The request: Reproduce all the material exactly, minus any pictures it holds.
Begin Supplied material
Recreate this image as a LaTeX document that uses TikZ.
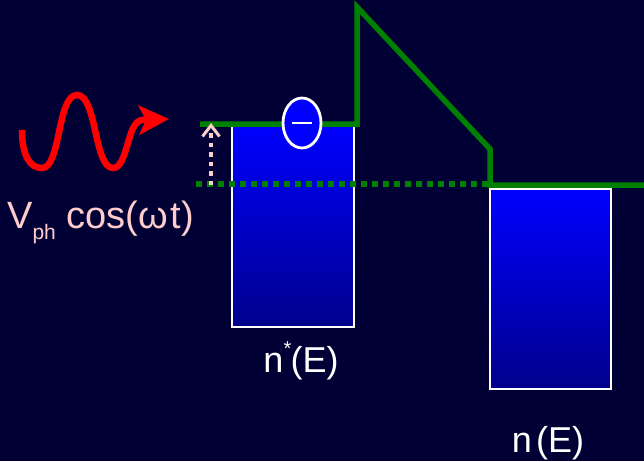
\documentclass[tikz,border=0pt]{standalone}
\usepackage{fontspec}
\setmainfont{Liberation Sans}
\usetikzlibrary{arrows.meta,shapes.geometric}
\definecolor{bgnavy}{RGB}{0,0,52}
\definecolor{bandgreen}{RGB}{0,128,0}
\definecolor{pinktxt}{RGB}{255,204,204}
\definecolor{wavered}{RGB}{255,0,0}
\definecolor{boxdark}{RGB}{0,0,140}
\tikzset{
  dosbox/.style={draw=white,line width=2.2pt,top color=blue,bottom color=boxdark},
  band/.style={draw=bandgreen,line width=5.5pt},
  fermi/.style={draw=bandgreen,line width=5.5pt,dash pattern=on 6pt off 5pt},
  lbl/.style={text=white,font=\fontsize{36}{40}\selectfont,inner sep=0pt,anchor=base},
}
\begin{document}
\begin{tikzpicture}[x=1pt,y=-1pt]
\fill[bgnavy] (0,0) rectangle (644,461);
\useasboundingbox (0,0) rectangle (644,461);
% density of states boxes
\path[dosbox] (232,124) rectangle (354,327);
\path[dosbox] (490,189) rectangle (611,389);
% band profile
\coordinate (b0) at (200,124);
\coordinate (b1) at (357,124);
\coordinate (b2) at (357,7);
\coordinate (b3) at (490,149);
\coordinate (b4) at (490,185);
\coordinate (b5) at (644,185);
\draw[band,line join=miter] (b0) -- (b1) -- (b2) -- (b3) -- (b4) -- (b5);
% Fermi level dotted
\coordinate (f0) at (196,184);
\coordinate (f1) at (488,184);
\draw[fermi] (f0) -- (f1);
% excitation arrow
\coordinate (e0) at (211,185);
\coordinate (e1) at (211,123);
\draw[pinktxt,line width=4.5pt,dash pattern=on 4.5pt off 5pt,-{Straight Barb[length=11pt,width=17pt,line width=3pt]}] (e0) -- (e1);
% electron
\node[ellipse,draw=white,line width=2.8pt,fill=blue,minimum width=38pt,minimum height=50pt,inner sep=0pt] (el) at (302,123) {};
\draw[white,line width=2.8pt] ([xshift=-10pt]el.center) -- ([xshift=10pt]el.center);
% photon
\coordinate (w0) at (22,130);
\coordinate (w5) at (169,119);
\draw[wavered,line width=6.5pt,-{Stealth[length=30pt,width=29pt,inset=7pt]}] (w0) .. controls (22,156) and (30,168) .. (42,168)
  .. controls (61,168) and (57,95) .. (77,95)
  .. controls (97,95) and (94,168) .. (113,168)
  .. controls (128,168) and (127,121) .. (142,120) -- (w5);
% labels
\node[lbl,text=pinktxt,anchor=base west,font=\fontsize{38}{40}\selectfont] (vph) at (7,228) {V\raisebox{-0.3em}{\fontsize{21}{21}\selectfont ph} cos(ω\hspace{0.08em}t)};
\node[lbl] (nstar) at (301,372) {n\kern0.01em\raisebox{0.45em}{\fontsize{20}{20}\selectfont *}\kern-0.02em(E)};
\node[lbl] (n) at (548,452) {n\hspace{0.12em}(E)};
\end{tikzpicture}
\end{document}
End Supplied material
Full solution:
Recreate this image as a LaTeX document that uses TikZ.
\documentclass[tikz,border=0pt]{standalone}
\usepackage{fontspec}
\setmainfont{Liberation Sans}
\usetikzlibrary{arrows.meta,shapes.geometric}
\definecolor{bgnavy}{RGB}{0,0,52}
\definecolor{bandgreen}{RGB}{0,128,0}
\definecolor{pinktxt}{RGB}{255,204,204}
\definecolor{wavered}{RGB}{255,0,0}
\definecolor{boxdark}{RGB}{0,0,140}
\tikzset{
  dosbox/.style={draw=white,line width=2.2pt,top color=blue,bottom color=boxdark},
  band/.style={draw=bandgreen,line width=5.5pt},
  fermi/.style={draw=bandgreen,line width=5.5pt,dash pattern=on 6pt off 5pt},
  lbl/.style={text=white,font=\fontsize{36}{40}\selectfont,inner sep=0pt,anchor=base},
}
\begin{document}
\begin{tikzpicture}[x=1pt,y=-1pt]
\fill[bgnavy] (0,0) rectangle (644,461);
\useasboundingbox (0,0) rectangle (644,461);
% density of states boxes
\path[dosbox] (232,124) rectangle (354,327);
\path[dosbox] (490,189) rectangle (611,389);
% band profile
\coordinate (b0) at (200,124);
\coordinate (b1) at (357,124);
\coordinate (b2) at (357,7);
\coordinate (b3) at (490,149);
\coordinate (b4) at (490,185);
\coordinate (b5) at (644,185);
\draw[band,line join=miter] (b0) -- (b1) -- (b2) -- (b3) -- (b4) -- (b5);
% Fermi level dotted
\coordinate (f0) at (196,184);
\coordinate (f1) at (488,184);
\draw[fermi] (f0) -- (f1);
% excitation arrow
\coordinate (e0) at (211,185);
\coordinate (e1) at (211,123);
\draw[pinktxt,line width=4.5pt,dash pattern=on 4.5pt off 5pt,-{Straight Barb[length=11pt,width=17pt,line width=3pt]}] (e0) -- (e1);
% electron
\node[ellipse,draw=white,line width=2.8pt,fill=blue,minimum width=38pt,minimum height=50pt,inner sep=0pt] (el) at (302,123) {};
\draw[white,line width=2.8pt] ([xshift=-10pt]el.center) -- ([xshift=10pt]el.center);
% photon
\coordinate (w0) at (22,130);
\coordinate (w5) at (169,119);
\draw[wavered,line width=6.5pt,-{Stealth[length=30pt,width=29pt,inset=7pt]}] (w0) .. controls (22,156) and (30,168) .. (42,168)
  .. controls (61,168) and (57,95) .. (77,95)
  .. controls (97,95) and (94,168) .. (113,168)
  .. controls (128,168) and (127,121) .. (142,120) -- (w5);
% labels
\node[lbl,text=pinktxt,anchor=base west,font=\fontsize{38}{40}\selectfont] (vph) at (7,228) {V\raisebox{-0.3em}{\fontsize{21}{21}\selectfont ph} cos(ω\hspace{0.08em}t)};
\node[lbl] (nstar) at (301,372) {n\kern0.01em\raisebox{0.45em}{\fontsize{20}{20}\selectfont *}\kern-0.02em(E)};
\node[lbl] (n) at (548,452) {n\hspace{0.12em}(E)};
\end{tikzpicture}
\end{document}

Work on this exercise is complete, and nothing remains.